What to do →
Restate the full listing word for word and leave the pictures out.

start

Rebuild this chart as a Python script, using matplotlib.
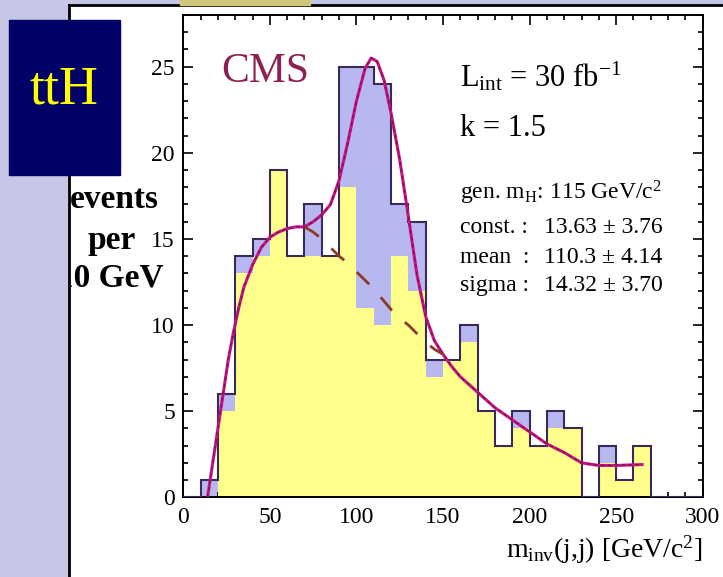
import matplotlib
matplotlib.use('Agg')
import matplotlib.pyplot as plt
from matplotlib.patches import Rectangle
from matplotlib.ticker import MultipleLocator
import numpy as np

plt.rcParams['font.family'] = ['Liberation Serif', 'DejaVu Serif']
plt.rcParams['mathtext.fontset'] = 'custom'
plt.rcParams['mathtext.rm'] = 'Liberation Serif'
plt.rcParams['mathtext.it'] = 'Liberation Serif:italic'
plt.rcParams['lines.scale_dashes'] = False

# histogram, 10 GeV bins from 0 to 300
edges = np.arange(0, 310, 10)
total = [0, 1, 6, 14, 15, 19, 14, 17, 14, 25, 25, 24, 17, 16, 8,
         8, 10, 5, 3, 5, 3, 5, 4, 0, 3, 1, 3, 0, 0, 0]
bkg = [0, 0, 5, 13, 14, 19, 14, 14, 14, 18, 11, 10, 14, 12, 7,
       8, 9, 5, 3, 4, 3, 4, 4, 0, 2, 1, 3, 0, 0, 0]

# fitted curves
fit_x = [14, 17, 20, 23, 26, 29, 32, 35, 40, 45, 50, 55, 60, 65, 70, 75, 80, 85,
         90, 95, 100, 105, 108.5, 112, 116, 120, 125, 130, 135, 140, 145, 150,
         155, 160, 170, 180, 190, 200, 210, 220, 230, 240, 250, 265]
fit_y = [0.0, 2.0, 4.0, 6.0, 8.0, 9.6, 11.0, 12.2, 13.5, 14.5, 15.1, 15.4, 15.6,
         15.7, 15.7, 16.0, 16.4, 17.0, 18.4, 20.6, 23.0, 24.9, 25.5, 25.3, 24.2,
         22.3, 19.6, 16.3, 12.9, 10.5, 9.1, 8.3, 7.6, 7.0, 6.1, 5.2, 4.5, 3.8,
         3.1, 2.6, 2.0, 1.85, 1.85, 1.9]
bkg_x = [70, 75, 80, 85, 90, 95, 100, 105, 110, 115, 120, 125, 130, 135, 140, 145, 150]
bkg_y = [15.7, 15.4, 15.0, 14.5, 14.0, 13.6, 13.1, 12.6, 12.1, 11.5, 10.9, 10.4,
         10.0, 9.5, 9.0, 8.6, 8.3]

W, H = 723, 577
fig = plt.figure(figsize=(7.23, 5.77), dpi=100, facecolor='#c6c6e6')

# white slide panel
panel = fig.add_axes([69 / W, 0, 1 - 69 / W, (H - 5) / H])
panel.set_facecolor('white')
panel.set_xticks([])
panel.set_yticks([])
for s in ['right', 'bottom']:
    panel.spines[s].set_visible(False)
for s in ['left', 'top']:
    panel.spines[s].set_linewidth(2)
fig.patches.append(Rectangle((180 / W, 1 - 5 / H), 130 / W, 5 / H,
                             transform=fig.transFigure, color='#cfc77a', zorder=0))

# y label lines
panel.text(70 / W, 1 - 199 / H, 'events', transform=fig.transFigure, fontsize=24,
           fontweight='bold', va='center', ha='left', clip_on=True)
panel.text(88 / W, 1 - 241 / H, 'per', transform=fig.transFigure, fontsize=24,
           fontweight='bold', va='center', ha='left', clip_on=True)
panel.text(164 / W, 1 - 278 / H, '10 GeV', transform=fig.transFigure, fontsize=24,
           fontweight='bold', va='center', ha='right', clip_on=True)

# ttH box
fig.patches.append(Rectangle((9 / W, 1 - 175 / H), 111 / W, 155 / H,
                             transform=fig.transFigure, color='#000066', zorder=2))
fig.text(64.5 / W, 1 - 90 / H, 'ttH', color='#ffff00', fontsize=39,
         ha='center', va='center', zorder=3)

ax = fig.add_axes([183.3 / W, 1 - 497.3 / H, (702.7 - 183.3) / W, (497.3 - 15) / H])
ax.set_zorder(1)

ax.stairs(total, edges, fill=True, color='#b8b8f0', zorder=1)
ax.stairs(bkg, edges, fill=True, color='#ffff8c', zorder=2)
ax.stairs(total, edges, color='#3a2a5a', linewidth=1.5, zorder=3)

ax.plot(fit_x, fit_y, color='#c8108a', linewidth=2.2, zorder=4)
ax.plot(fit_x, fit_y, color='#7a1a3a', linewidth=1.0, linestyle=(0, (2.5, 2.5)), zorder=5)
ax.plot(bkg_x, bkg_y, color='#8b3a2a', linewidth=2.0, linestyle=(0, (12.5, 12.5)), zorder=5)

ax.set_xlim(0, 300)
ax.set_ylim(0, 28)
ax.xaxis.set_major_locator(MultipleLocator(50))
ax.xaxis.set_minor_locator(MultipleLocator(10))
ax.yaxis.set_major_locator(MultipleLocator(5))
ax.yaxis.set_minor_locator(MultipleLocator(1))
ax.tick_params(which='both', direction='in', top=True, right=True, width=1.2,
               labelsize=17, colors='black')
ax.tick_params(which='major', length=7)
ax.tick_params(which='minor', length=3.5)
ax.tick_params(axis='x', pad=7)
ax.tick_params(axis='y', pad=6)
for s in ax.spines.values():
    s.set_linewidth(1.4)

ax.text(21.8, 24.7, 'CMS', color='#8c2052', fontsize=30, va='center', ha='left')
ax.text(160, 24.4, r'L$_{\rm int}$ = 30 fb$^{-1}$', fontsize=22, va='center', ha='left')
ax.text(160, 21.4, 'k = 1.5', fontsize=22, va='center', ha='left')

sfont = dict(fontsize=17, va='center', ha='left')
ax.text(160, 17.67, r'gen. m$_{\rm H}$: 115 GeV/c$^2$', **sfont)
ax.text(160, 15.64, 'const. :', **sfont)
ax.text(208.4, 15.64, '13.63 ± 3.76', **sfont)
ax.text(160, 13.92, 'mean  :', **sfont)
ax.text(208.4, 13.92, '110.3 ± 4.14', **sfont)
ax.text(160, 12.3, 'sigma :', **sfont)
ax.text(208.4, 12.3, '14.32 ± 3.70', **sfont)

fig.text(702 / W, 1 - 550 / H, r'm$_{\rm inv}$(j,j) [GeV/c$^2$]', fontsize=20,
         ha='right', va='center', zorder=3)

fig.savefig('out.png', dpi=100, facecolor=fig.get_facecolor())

end

Output of the task →
Rebuild this chart as a Python script, using matplotlib.
import matplotlib
matplotlib.use('Agg')
import matplotlib.pyplot as plt
from matplotlib.patches import Rectangle
from matplotlib.ticker import MultipleLocator
import numpy as np

plt.rcParams['font.family'] = ['Liberation Serif', 'DejaVu Serif']
plt.rcParams['mathtext.fontset'] = 'custom'
plt.rcParams['mathtext.rm'] = 'Liberation Serif'
plt.rcParams['mathtext.it'] = 'Liberation Serif:italic'
plt.rcParams['lines.scale_dashes'] = False

# histogram, 10 GeV bins from 0 to 300
edges = np.arange(0, 310, 10)
total = [0, 1, 6, 14, 15, 19, 14, 17, 14, 25, 25, 24, 17, 16, 8,
         8, 10, 5, 3, 5, 3, 5, 4, 0, 3, 1, 3, 0, 0, 0]
bkg = [0, 0, 5, 13, 14, 19, 14, 14, 14, 18, 11, 10, 14, 12, 7,
       8, 9, 5, 3, 4, 3, 4, 4, 0, 2, 1, 3, 0, 0, 0]

# fitted curves
fit_x = [14, 17, 20, 23, 26, 29, 32, 35, 40, 45, 50, 55, 60, 65, 70, 75, 80, 85,
         90, 95, 100, 105, 108.5, 112, 116, 120, 125, 130, 135, 140, 145, 150,
         155, 160, 170, 180, 190, 200, 210, 220, 230, 240, 250, 265]
fit_y = [0.0, 2.0, 4.0, 6.0, 8.0, 9.6, 11.0, 12.2, 13.5, 14.5, 15.1, 15.4, 15.6,
         15.7, 15.7, 16.0, 16.4, 17.0, 18.4, 20.6, 23.0, 24.9, 25.5, 25.3, 24.2,
         22.3, 19.6, 16.3, 12.9, 10.5, 9.1, 8.3, 7.6, 7.0, 6.1, 5.2, 4.5, 3.8,
         3.1, 2.6, 2.0, 1.85, 1.85, 1.9]
bkg_x = [70, 75, 80, 85, 90, 95, 100, 105, 110, 115, 120, 125, 130, 135, 140, 145, 150]
bkg_y = [15.7, 15.4, 15.0, 14.5, 14.0, 13.6, 13.1, 12.6, 12.1, 11.5, 10.9, 10.4,
         10.0, 9.5, 9.0, 8.6, 8.3]

W, H = 723, 577
fig = plt.figure(figsize=(7.23, 5.77), dpi=100, facecolor='#c6c6e6')

# white slide panel
panel = fig.add_axes([69 / W, 0, 1 - 69 / W, (H - 5) / H])
panel.set_facecolor('white')
panel.set_xticks([])
panel.set_yticks([])
for s in ['right', 'bottom']:
    panel.spines[s].set_visible(False)
for s in ['left', 'top']:
    panel.spines[s].set_linewidth(2)
fig.patches.append(Rectangle((180 / W, 1 - 5 / H), 130 / W, 5 / H,
                             transform=fig.transFigure, color='#cfc77a', zorder=0))

# y label lines
panel.text(70 / W, 1 - 199 / H, 'events', transform=fig.transFigure, fontsize=24,
           fontweight='bold', va='center', ha='left', clip_on=True)
panel.text(88 / W, 1 - 241 / H, 'per', transform=fig.transFigure, fontsize=24,
           fontweight='bold', va='center', ha='left', clip_on=True)
panel.text(164 / W, 1 - 278 / H, '10 GeV', transform=fig.transFigure, fontsize=24,
           fontweight='bold', va='center', ha='right', clip_on=True)

# ttH box
fig.patches.append(Rectangle((9 / W, 1 - 175 / H), 111 / W, 155 / H,
                             transform=fig.transFigure, color='#000066', zorder=2))
fig.text(64.5 / W, 1 - 90 / H, 'ttH', color='#ffff00', fontsize=39,
         ha='center', va='center', zorder=3)

ax = fig.add_axes([183.3 / W, 1 - 497.3 / H, (702.7 - 183.3) / W, (497.3 - 15) / H])
ax.set_zorder(1)

ax.stairs(total, edges, fill=True, color='#b8b8f0', zorder=1)
ax.stairs(bkg, edges, fill=True, color='#ffff8c', zorder=2)
ax.stairs(total, edges, color='#3a2a5a', linewidth=1.5, zorder=3)

ax.plot(fit_x, fit_y, color='#c8108a', linewidth=2.2, zorder=4)
ax.plot(fit_x, fit_y, color='#7a1a3a', linewidth=1.0, linestyle=(0, (2.5, 2.5)), zorder=5)
ax.plot(bkg_x, bkg_y, color='#8b3a2a', linewidth=2.0, linestyle=(0, (12.5, 12.5)), zorder=5)

ax.set_xlim(0, 300)
ax.set_ylim(0, 28)
ax.xaxis.set_major_locator(MultipleLocator(50))
ax.xaxis.set_minor_locator(MultipleLocator(10))
ax.yaxis.set_major_locator(MultipleLocator(5))
ax.yaxis.set_minor_locator(MultipleLocator(1))
ax.tick_params(which='both', direction='in', top=True, right=True, width=1.2,
               labelsize=17, colors='black')
ax.tick_params(which='major', length=7)
ax.tick_params(which='minor', length=3.5)
ax.tick_params(axis='x', pad=7)
ax.tick_params(axis='y', pad=6)
for s in ax.spines.values():
    s.set_linewidth(1.4)

ax.text(21.8, 24.7, 'CMS', color='#8c2052', fontsize=30, va='center', ha='left')
ax.text(160, 24.4, r'L$_{\rm int}$ = 30 fb$^{-1}$', fontsize=22, va='center', ha='left')
ax.text(160, 21.4, 'k = 1.5', fontsize=22, va='center', ha='left')

sfont = dict(fontsize=17, va='center', ha='left')
ax.text(160, 17.67, r'gen. m$_{\rm H}$: 115 GeV/c$^2$', **sfont)
ax.text(160, 15.64, 'const. :', **sfont)
ax.text(208.4, 15.64, '13.63 ± 3.76', **sfont)
ax.text(160, 13.92, 'mean  :', **sfont)
ax.text(208.4, 13.92, '110.3 ± 4.14', **sfont)
ax.text(160, 12.3, 'sigma :', **sfont)
ax.text(208.4, 12.3, '14.32 ± 3.70', **sfont)

fig.text(702 / W, 1 - 550 / H, r'm$_{\rm inv}$(j,j) [GeV/c$^2$]', fontsize=20,
         ha='right', va='center', zorder=3)

fig.savefig('out.png', dpi=100, facecolor=fig.get_facecolor())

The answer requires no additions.